2. Incorrect row operations: Double-check each elementary row operation to ensure it’s applied correctly to all elements in the row.
3. Premature rounding: Maintain full precision during calculations and only round final results to avoid compounding errors.
4. Ignoring special cases: Handle cases of infinite solutions or no solution appropriately rather than assuming a unique solution always exists.
5. Memory leaks in implementations: When programming, ensure proper memory management, especially when dealing with dynamically allocated matrices.

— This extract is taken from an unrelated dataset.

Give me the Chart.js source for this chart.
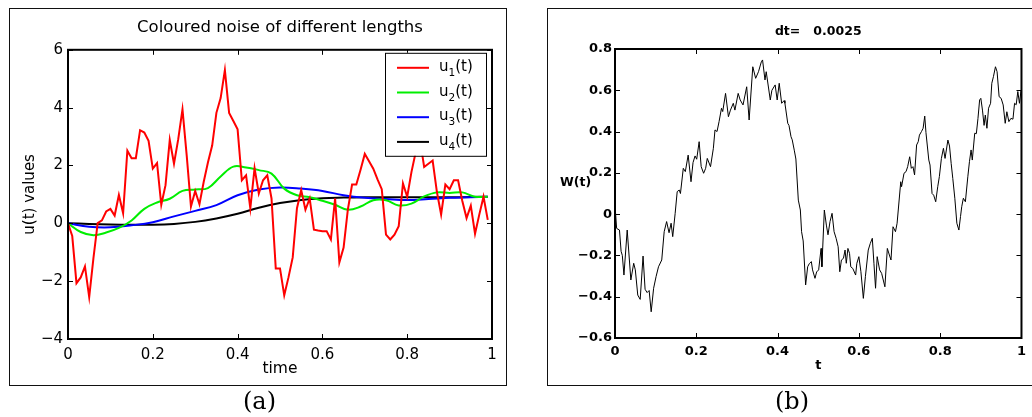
<!DOCTYPE html>
<html>
<head>
<meta charset="utf-8">
<script src="https://cdn.jsdelivr.net/npm/chart.js@4/dist/chart.umd.min.js"></script>
<style>
  body { margin: 0; background: #fff; width: 1032px; height: 417px; overflow: hidden; position: relative; }
  canvas { position: absolute; top: 0; }
  .box { position: absolute; border: 1.5px solid #111; }
  .lbl { position: absolute; font-family: "DejaVu Serif", serif; font-size: 24px; color: #000; }
  .wt { position: absolute; font-family: "DejaVu Sans", sans-serif; font-weight: bold; font-size: 12.5px; color: #000; }
</style>
</head>
<body>
<div class="box" style="left:9px;top:8px;width:496px;height:376px"></div>
<div class="box" style="left:547px;top:8px;width:500px;height:376px"></div>
<canvas id="chartA" width="516" height="417" style="left:0"></canvas>
<canvas id="chartB" width="516" height="417" style="left:516px"></canvas>
<div class="wt" style="left:560px;top:174px">W(t)</div>
<div class="lbl" style="left:243px;top:387px">(a)</div>
<div class="lbl" style="left:775px;top:387px">(b)</div>
<script>
// panel (a): coloured noise
const u1Step = 0.01;
const u1 = [0, -0.44, -2.07, -1.87, -1.49, -2.55, -1.2, 0.01, 0.1, 0.41,
  0.5, 0.27, 0.98, 0.35, 2.51, 2.25, 2.25, 3.22, 3.14, 2.85,
  1.89, 2.08, 0.64, 1.32, 2.88, 2.06, 2.91, 3.94, 2.34, 0.58,
  1.12, 0.66, 1.43, 2.1, 2.69, 3.82, 4.33, 5.3, 3.82, 3.54,
  3.25, 1.49, 1.66, 0.52, 1.91, 1.03, 1.49, 1.66, 0.86, -1.56,
  -1.56, -2.49, -1.87, -1.18, 0.52, 1.15, 0.47, 0.86, -0.22, -0.25,
  -0.27, -0.27, -0.56, 0.86, -1.35, -0.84, 0.47, 1.34, 1.34, 1.85,
  2.4, 2.15, 1.89, 1.52, 1.18, -0.39, -0.56, -0.39, -0.1, 1.38,
  0.92, 1.77, 2.46, 2.9, 1.95, 2.06, 2.17, 1.09, 0.3, 1.34,
  1.18, 1.49, 1.49, 0.77, 0.18, 0.61, -0.36, 0.3, 0.92, 0.12];

const u2T = [0, 0.03, 0.06, 0.09, 0.12, 0.15, 0.18, 0.21, 0.24, 0.27, 0.3, 0.33,
  0.36, 0.39, 0.42, 0.45, 0.48, 0.51, 0.54, 0.57, 0.6, 0.63, 0.66, 0.69,
  0.72, 0.75, 0.78, 0.81, 0.84, 0.87, 0.9, 0.93, 0.96, 0.99];
const u2 = [0, -0.3, -0.41, -0.32, -0.16, 0.1, 0.5, 0.72, 0.85, 1.12, 1.17, 1.22,
  1.62, 1.96, 1.93, 1.84, 1.72, 1.2, 0.97, 0.9, 0.78, 0.64, 0.47, 0.58,
  0.8, 0.8, 0.62, 0.68, 0.93, 1.07, 1.05, 1.07, 0.92, 0.92];

const u34T = [0, 0.05, 0.1, 0.15, 0.2, 0.25, 0.3, 0.35, 0.4, 0.45, 0.5,
  0.55, 0.6, 0.65, 0.7, 0.75, 0.8, 0.85, 0.9, 0.95, 0.99];
const u3 = [0, -0.12, -0.14, -0.07, 0.04, 0.24, 0.43, 0.63, 0.97, 1.17, 1.24,
  1.2, 1.12, 0.97, 0.88, 0.84, 0.81, 0.84, 0.88, 0.9, 0.92];
const u4 = [0, -0.02, -0.04, -0.05, -0.05, -0.02, 0.05, 0.17, 0.33, 0.54, 0.7,
  0.81, 0.87, 0.89, 0.9, 0.9, 0.9, 0.9, 0.9, 0.91, 0.92];

// panel (b): Brownian path W(t), dt = 0.0025
const wT = [0, 0.004, 0.011, 0.015, 0.018, 0.022, 0.03, 0.039, 0.046, 0.05,
  0.056, 0.062, 0.069, 0.074, 0.079, 0.084, 0.089, 0.095, 0.101, 0.107,
  0.115, 0.121, 0.127, 0.133, 0.138, 0.142, 0.148, 0.153, 0.158, 0.161,
  0.168, 0.173, 0.18, 0.187, 0.192, 0.197, 0.201, 0.207, 0.212, 0.218,
  0.223, 0.227, 0.235, 0.242, 0.246, 0.251, 0.256, 0.262, 0.265, 0.272,
  0.279, 0.284, 0.291, 0.295, 0.303, 0.308, 0.315, 0.324, 0.33, 0.339,
  0.346, 0.353, 0.36, 0.363, 0.369, 0.372, 0.382, 0.386, 0.394, 0.399,
  0.404, 0.41, 0.416, 0.418, 0.425, 0.428, 0.433, 0.436, 0.441, 0.445,
  0.451, 0.456, 0.459, 0.463, 0.469, 0.474, 0.478, 0.483, 0.486, 0.492,
  0.496, 0.501, 0.507, 0.509, 0.515, 0.52, 0.524, 0.529, 0.534, 0.539,
  0.544, 0.549, 0.553, 0.557, 0.562, 0.566, 0.569, 0.573, 0.577, 0.58,
  0.585, 0.592, 0.595, 0.6, 0.605, 0.611, 0.616, 0.623, 0.628, 0.633,
  0.637, 0.641, 0.645, 0.651, 0.656, 0.664, 0.67, 0.675, 0.679, 0.684,
  0.69, 0.694, 0.703, 0.705, 0.711, 0.716, 0.72, 0.725, 0.729, 0.733,
  0.737, 0.742, 0.746, 0.749, 0.754, 0.758, 0.762, 0.765, 0.772, 0.775,
  0.78, 0.784, 0.789, 0.794, 0.798, 0.803, 0.808, 0.812, 0.819, 0.823,
  0.827, 0.831, 0.836, 0.841, 0.846, 0.85, 0.853, 0.857, 0.862, 0.868,
  0.872, 0.876, 0.879, 0.885, 0.889, 0.893, 0.897, 0.9, 0.904, 0.908,
  0.911, 0.915, 0.919, 0.924, 0.927, 0.931, 0.936, 0.94, 0.945, 0.95,
  0.955, 0.96, 0.964, 0.969, 0.974, 0.979, 0.983, 0.987, 0.991, 0.995, 0.999];
const wV = [0.044, -0.069, -0.077, -0.18, -0.2, -0.295, -0.077, -0.319, -0.238, -0.27,
  -0.392, -0.413, -0.203, -0.364, -0.38, -0.37, -0.473, -0.359, -0.303, -0.255,
  -0.222, -0.085, -0.036, -0.09, -0.044, -0.109, 0.004, 0.109, 0.117, 0.1,
  0.222, 0.206, 0.286, 0.157, 0.25, 0.282, 0.266, 0.351, 0.23, 0.198,
  0.222, 0.27, 0.23, 0.319, 0.408, 0.4, 0.448, 0.513, 0.497, 0.585,
  0.472, 0.504, 0.537, 0.504, 0.585, 0.553, 0.529, 0.617, 0.456, 0.714,
  0.658, 0.69, 0.738, 0.747, 0.65, 0.69, 0.553, 0.6, 0.626, 0.553,
  0.634, 0.537, 0.55, 0.537, 0.44, 0.43, 0.375, 0.36, 0.31, 0.267,
  0.068, 0.02, -0.085, -0.13, -0.343, -0.255, -0.24, -0.23, -0.27, -0.311,
  -0.28, -0.27, -0.166, -0.255, 0.02, -0.053, -0.1, -0.036, 0.004, -0.085,
  -0.117, -0.158, -0.279, -0.222, -0.214, -0.174, -0.238, -0.166, -0.19, -0.255,
  -0.263, -0.295, -0.238, -0.206, -0.279, -0.408, -0.303, -0.174, -0.142, -0.117,
  -0.238, -0.359, -0.206, -0.27, -0.287, -0.352, -0.166, -0.198, -0.222, -0.061,
  -0.085, -0.044, 0.157, 0.133, 0.198, 0.206, 0.23, 0.278, 0.222, 0.23,
  0.19, 0.335, 0.351, 0.383, 0.4, 0.416, 0.475, 0.395, 0.262, 0.238,
  0.1, 0.092, 0.06, 0.133, 0.182, 0.27, 0.319, 0.27, 0.359, 0.33,
  0.246, 0.173, 0.077, -0.044, -0.077, -0.012, 0.036, 0.077, 0.06, 0.181,
  0.254, 0.311, 0.262, 0.392, 0.39, 0.464, 0.553, 0.561, 0.504, 0.43,
  0.48, 0.416, 0.513, 0.537, 0.634, 0.666, 0.714, 0.69, 0.569, 0.561,
  0.529, 0.44, 0.496, 0.448, 0.464, 0.46, 0.537, 0.53, 0.594, 0.537, 0.601];

const pts = (ts, vs) => vs.map((v, i) => ({ x: ts[i], y: v }));
// matlab style tick text: "1" not "1.0", minus sign instead of hyphen
const fmt = v => String(+Number(v).toFixed(4)).replace('-', '\u2212');

// box round the plot area with inward ticks on all four sides
const frame = {
  id: 'frame',
  afterDraw(chart, args, opts) {
    const { ctx, chartArea: a, scales: { x, y } } = chart;
    ctx.save();
    ctx.strokeStyle = '#000';
    ctx.lineWidth = opts.width;
    ctx.strokeRect(a.left, a.top, a.right - a.left, a.bottom - a.top);
    ctx.lineWidth = 1;
    ctx.beginPath();
    x.ticks.forEach(t => {
      const p = Math.round(x.getPixelForValue(t.value)) + 0.5;
      ctx.moveTo(p, a.bottom); ctx.lineTo(p, a.bottom - opts.tick);
      ctx.moveTo(p, a.top); ctx.lineTo(p, a.top + opts.tick);
    });
    y.ticks.forEach(t => {
      const p = Math.round(y.getPixelForValue(t.value)) + 0.5;
      ctx.moveTo(a.left, p); ctx.lineTo(a.left + opts.tick, p);
      ctx.moveTo(a.right, p); ctx.lineTo(a.right - opts.tick, p);
    });
    ctx.stroke();
    ctx.restore();
  }
};

// matlab style legend box inside the top right corner
const boxLegend = {
  id: 'boxLegend',
  afterDraw(chart) {
    const { ctx, chartArea: a } = chart;
    const w = 101, h = 103;
    const x0 = a.right - 6 - w, y0 = a.top + 3;
    ctx.save();
    ctx.fillStyle = '#fff';
    ctx.fillRect(x0, y0, w, h);
    ctx.strokeStyle = '#000';
    ctx.lineWidth = 1;
    ctx.strokeRect(x0 + 0.5, y0 + 0.5, w, h);
    chart.data.datasets.forEach((d, i) => {
      const yy = y0 + 15 + i * 24.7;
      ctx.strokeStyle = d.borderColor;
      ctx.lineWidth = 2;
      ctx.beginPath();
      ctx.moveTo(x0 + 12, yy);
      ctx.lineTo(x0 + 44, yy);
      ctx.stroke();
      ctx.fillStyle = '#000';
      ctx.textBaseline = 'alphabetic';
      ctx.font = '15px "DejaVu Sans"';
      let tx = x0 + 54;
      ctx.fillText('u', tx, yy + 3);
      tx += ctx.measureText('u').width;
      ctx.font = '10.5px "DejaVu Sans"';
      ctx.fillText(String(i + 1), tx, yy + 8);
      tx += ctx.measureText(String(i + 1)).width;
      ctx.font = '15px "DejaVu Sans"';
      ctx.fillText('(t)', tx, yy + 3);
    });
    ctx.restore();
  }
};

const fontA = { family: 'DejaVu Sans', size: 15 };

new Chart(document.getElementById('chartA'), {
  type: 'line',
  data: {
    datasets: [
      { label: 'u1(t)', data: u1.map((v, i) => ({ x: i * u1Step, y: v })), borderColor: '#ff0000', borderWidth: 2, tension: 0 },
      { label: 'u2(t)', data: pts(u2T, u2), borderColor: '#00ee00', borderWidth: 2, tension: 0.4 },
      { label: 'u3(t)', data: pts(u34T, u3), borderColor: '#0000ff', borderWidth: 2, tension: 0.4 },
      { label: 'u4(t)', data: pts(u34T, u4), borderColor: '#000000', borderWidth: 2, tension: 0.4 }
    ]
  },
  options: {
    responsive: false,
    animation: false,
    events: [],
    elements: { point: { radius: 0 } },
    layout: { padding: { left: 0, right: 24, top: 10, bottom: 0 } },
    plugins: {
      legend: { display: false },
      tooltip: { enabled: false },
      title: {
        display: true,
        fullSize: false,
        text: 'Coloured noise of different lengths',
        color: '#000',
        font: { family: 'DejaVu Sans', size: 16.5, weight: 'normal' },
        padding: { top: 8, bottom: 12 }
      },
      frame: { width: 2, tick: 5 }
    },
    scales: {
      x: {
        type: 'linear', min: 0, max: 1,
        ticks: { stepSize: 0.2, color: '#000', font: fontA, padding: 7, maxRotation: 0, callback: fmt },
        grid: { display: false, drawTicks: false },
        border: { display: false },
        title: { display: true, text: 'time', color: '#000', font: { family: 'DejaVu Sans', size: 15.5 }, padding: { top: 0, bottom: 39 } },
        afterFit: s => { s.height = 78; }
      },
      y: {
        min: -4, max: 6,
        ticks: { stepSize: 2, color: '#000', font: fontA, padding: 5, callback: fmt },
        grid: { display: false, drawTicks: false },
        border: { display: false },
        title: { display: true, text: 'u(t) values', color: '#000', font: fontA, padding: { top: 21, bottom: 0 } },
        afterFit: s => { s.width = 68; }
      }
    }
  },
  plugins: [frame, boxLegend]
});

const fontB = { family: 'DejaVu Sans', size: 13, weight: 'bold' };

new Chart(document.getElementById('chartB'), {
  type: 'line',
  data: {
    datasets: [
      { label: 'W(t)', data: pts(wT, wV), borderColor: '#000', borderWidth: 1, tension: 0 }
    ]
  },
  options: {
    responsive: false,
    animation: false,
    events: [],
    elements: { point: { radius: 0 } },
    layout: { padding: { left: 0, right: 9, top: 10, bottom: 0 } },
    plugins: {
      legend: { display: false },
      tooltip: { enabled: false },
      title: {
        display: true,
        fullSize: false,
        text: 'dt=   0.0025',
        color: '#000',
        font: { family: 'DejaVu Sans', size: 12.5, weight: 'bold' },
        padding: { top: 14, bottom: 10 }
      },
      frame: { width: 2, tick: 5 }
    },
    scales: {
      x: {
        type: 'linear', min: 0, max: 1,
        ticks: { stepSize: 0.2, color: '#000', font: fontB, padding: 6, maxRotation: 0, callback: fmt },
        grid: { display: false, drawTicks: false },
        border: { display: false },
        title: { display: true, text: 't', color: '#000', font: fontB, padding: { top: 0, bottom: 44 } },
        afterFit: s => { s.height = 79; }
      },
      y: {
        min: -0.6, max: 0.8,
        ticks: { stepSize: 0.2, color: '#000', font: fontB, padding: 3, callback: fmt },
        grid: { display: false, drawTicks: false },
        border: { display: false },
        afterFit: s => { s.width = 99; }
      }
    }
  },
  plugins: [frame]
});
</script>
</body>
</html>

9. Historical Context and Development

The method we now call Gaussian elimination has a long history that predates Carl Friedrich Gauss (1777-1855):

• Early forms appeared in Chinese mathematics as far back as 200 BCE in “The Nine Chapters on the Mathematical Art”
• Islamic mathematicians developed similar methods during the Islamic Golden Age (8th-14th centuries)
• Gauss formalized and popularized the method in the early 19th century for his work in astronomy and geodesy
• Modern computational forms were developed in the mid-20th century with the advent of electronic computers

The algorithm’s enduring importance stems from its balance between computational efficiency and mathematical elegance, making it one of the most fundamental algorithms in numerical analysis.

10. Future Directions in Linear System Solving

While Gaussian elimination remains fundamental, ongoing research explores several advanced directions:

• Quantum algorithms: Quantum computers may offer exponential speedups for certain linear algebra problems
• Approximate methods: For very large systems where exact solutions aren’t necessary, randomized and approximate methods show promise
• Automatic differentiation: Combining elimination with automatic differentiation for optimization problems
• Hybrid methods: Combining direct methods like Gaussian elimination with iterative methods for specific problem classes

As computational power continues to grow and new problem domains emerge, the fundamental techniques of Gaussian elimination will likely continue to evolve while maintaining their core importance in numerical mathematics.